Note: One may try to eliminate any two variables using all three equations. It will be a longer approach and would be complex as well. So, try to observe the given equations to proceed further to get solutions for them. Answer remains the same but it would not be flexible than given in solution.

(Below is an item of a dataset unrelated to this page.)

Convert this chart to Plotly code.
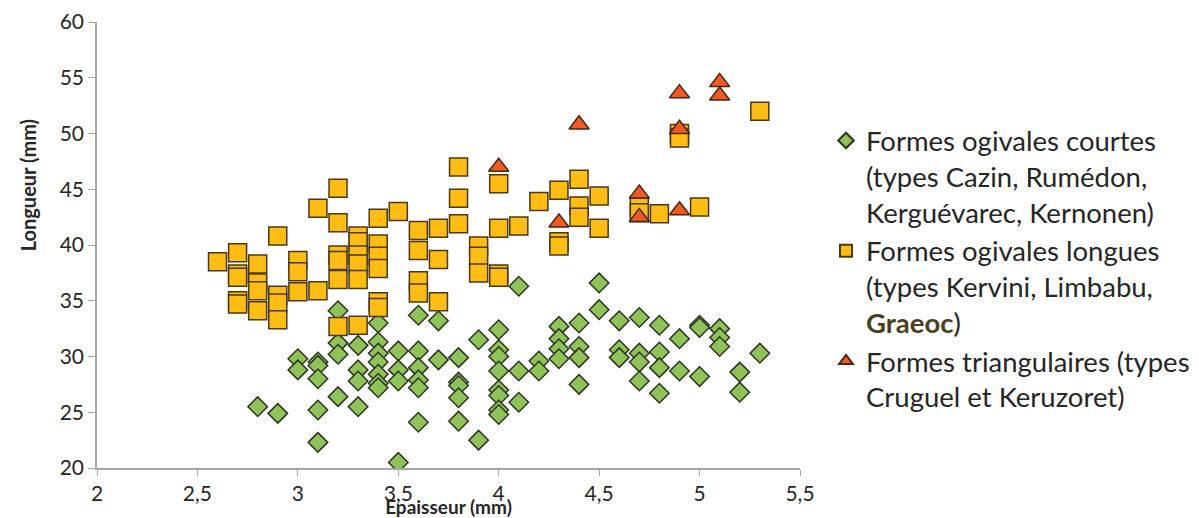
import plotly.graph_objects as go

# Formes ogivales courtes (green diamonds)
courtes_x = [2.8, 2.9,
             3.0, 3.0,
             3.1, 3.1, 3.1, 3.1, 3.1,
             3.2, 3.2, 3.2, 3.2,
             3.3, 3.3, 3.3, 3.3,
             3.4, 3.4, 3.4, 3.4, 3.4, 3.4, 3.4,
             3.5, 3.5, 3.5, 3.5,
             3.6, 3.6, 3.6, 3.6, 3.6, 3.6,
             3.7, 3.7,
             3.8, 3.8, 3.8, 3.8, 3.8,
             3.9, 3.9,
             4.0, 4.0, 4.0, 4.0, 4.0, 4.0, 4.0, 4.0,
             4.1, 4.1, 4.1,
             4.2, 4.2,
             4.3, 4.3, 4.3, 4.3,
             4.4, 4.4, 4.4, 4.4,
             4.5, 4.5,
             4.6, 4.6, 4.6,
             4.7, 4.7, 4.7, 4.7,
             4.8, 4.8, 4.8, 4.8,
             4.9, 4.9,
             5.0, 5.0, 5.0,
             5.1, 5.1, 5.1,
             5.2, 5.2,
             5.3]
courtes_y = [25.5, 24.9,
             29.8, 28.8,
             29.5, 29.2, 28.0, 25.2, 22.3,
             34.1, 31.2, 30.2, 26.4,
             31.0, 28.8, 27.8, 25.5,
             33.0, 31.3, 30.3, 29.5, 28.4, 27.6, 27.2,
             30.5, 28.8, 27.8, 20.5,
             33.7, 30.5, 29.0, 27.9, 27.2, 24.1,
             33.2, 29.7,
             29.9, 27.7, 27.4, 26.3, 24.2,
             31.5, 22.5,
             32.4, 30.6, 30.0, 28.7, 27.0, 26.5, 25.2, 24.8,
             36.3, 28.7, 25.9,
             29.6, 28.7,
             32.7, 31.6, 30.7, 29.8,
             33.0, 30.9, 29.9, 27.5,
             36.6, 34.2,
             33.2, 30.6, 29.9,
             33.5, 30.3, 29.5, 27.8,
             32.8, 30.4, 29.0, 26.7,
             31.6, 28.7,
             32.8, 32.6, 28.2,
             32.5, 31.7, 30.9,
             28.6, 26.8,
             30.3]

# Formes ogivales longues (yellow squares)
longues_x = [2.6,
             2.7, 2.7, 2.7, 2.7, 2.7,
             2.8, 2.8, 2.8, 2.8,
             2.9, 2.9, 2.9, 2.9,
             3.0, 3.0, 3.0,
             3.1, 3.1,
             3.2, 3.2, 3.2, 3.2, 3.2, 3.2,
             3.3, 3.3, 3.3, 3.3, 3.3, 3.3,
             3.4, 3.4, 3.4, 3.4, 3.4, 3.4,
             3.5,
             3.6, 3.6, 3.6, 3.6,
             3.7, 3.7, 3.7,
             3.8, 3.8, 3.8,
             3.9, 3.9, 3.9,
             4.0, 4.0, 4.0, 4.0,
             4.1, 4.2,
             4.3, 4.3, 4.3,
             4.4, 4.4, 4.4,
             4.5, 4.5,
             4.7, 4.7,
             4.8,
             4.9, 4.9,
             5.0, 5.3]
longues_y = [38.5,
             39.3, 37.4, 37.1, 35.0, 34.7,
             38.3, 36.6, 35.9, 34.1,
             40.8, 35.5, 34.8, 33.3,
             38.6, 37.6, 35.8,
             43.3, 35.9,
             45.1, 42.0, 39.1, 38.6, 36.9, 32.7,
             40.8, 40.3, 39.1, 38.3, 36.9, 32.8,
             42.4, 40.1, 39.0, 37.9, 34.9, 34.4,
             43.0,
             41.3, 39.5, 36.8, 35.7,
             41.5, 38.7, 34.9,
             47.0, 44.2, 41.9,
             39.9, 39.0, 37.5,
             45.5, 41.5, 37.4, 37.1,
             41.7, 43.9,
             44.9, 40.3, 39.9,
             45.9, 43.5, 42.5,
             44.4, 41.5,
             43.4, 42.9,
             42.8,
             50.0, 49.6,
             43.4, 52.0]

# Formes triangulaires (red triangles)
tri_x = [4.0, 4.3, 4.4, 4.7, 4.7, 4.9, 4.9, 4.9, 5.1, 5.1]
tri_y = [47.0, 42.0, 50.8, 44.6, 42.5, 53.6, 50.4, 43.1, 54.6, 53.4]

x_ticks = [2, 2.5, 3, 3.5, 4, 4.5, 5, 5.5]
y_ticks = [20, 25, 30, 35, 40, 45, 50, 55, 60]

name_courtes = "Formes ogivales courtes<br>(types Cazin, Rumédon,<br>Kerguévarec, Kernonen)"
name_longues = ("Formes ogivales longues<br>(types Kervini, Limbabu,<br>"
                "<b><span style='color:#4a3f1f'>Graeoc</span></b>)")
name_tri = "Formes triangulaires (types<br>Cruguel et Keruzoret)"

fig = go.Figure()
fig.add_trace(go.Scatter(
    x=courtes_x, y=courtes_y, mode="markers", name=name_courtes,
    marker=dict(symbol="diamond", size=15, color="#8FC35A",
                line=dict(color="#2B3520", width=1.5))))
fig.add_trace(go.Scatter(
    x=longues_x, y=longues_y, mode="markers", name=name_longues,
    marker=dict(symbol="square", size=18, color="#FDBD14",
                line=dict(color="#4A3814", width=1.5))))
fig.add_trace(go.Scatter(
    x=tri_x, y=tri_y, mode="markers", name=name_tri,
    marker=dict(symbol="triangle-up", size=17.5, color="#EE5A24",
                line=dict(color="#4A2616", width=1.5))))

fig.update_layout(
    width=1199, height=510,
    margin=dict(l=89, r=407, t=14, b=50),
    plot_bgcolor="white", paper_bgcolor="white",
    separators=", ",
    font=dict(family="Lato", size=21, color="#262626"),
    legend=dict(x=1.037, y=0.789, xanchor="left", yanchor="top",
                font=dict(size=27.5), valign="top", tracegroupgap=12,
                itemsizing="constant", bgcolor="rgba(0,0,0,0)"),
    xaxis=dict(range=[2, 5.5], tickvals=x_ticks, showgrid=False, zeroline=False,
               showline=True, linecolor="#A6A6A6", linewidth=1.5,
               ticks="outside", tickcolor="#A6A6A6", ticklen=6,
               tickfont=dict(size=21),
               title=dict(text="<b>Epaisseur (mm)</b>", font=dict(size=19), standoff=10),
               automargin=False),
    yaxis=dict(range=[20, 60], tickvals=y_ticks, showgrid=False, zeroline=False,
               showline=True, linecolor="#A6A6A6", linewidth=1.5,
               ticks="outside", tickcolor="#A6A6A6", ticklen=7,
               tickfont=dict(size=21),
               automargin=False),
    annotations=[dict(text="<b>Longueur (mm)</b>", xref="paper", yref="paper",
                      x=-0.098, y=0.634, xanchor="center", yanchor="middle",
                      textangle=-90, showarrow=False,
                      font=dict(size=20, family="Lato", color="#262626"))],
)

fig.write_html("out.html")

One may go wrong with the step while taking the square root of the equation
${{\left( \left( x+1 \right)\left( y+1 \right)\left( z+1 \right) \right)}^{2}}={{\left( 4\times 6\times 7 \right)}^{2}}$
One may consider only positive signs after taking the square root to both sides, which is wrong. So, take care of it that square of any number with the positive sign will be the same as the square of the same number with a negative sign. So, take care of it.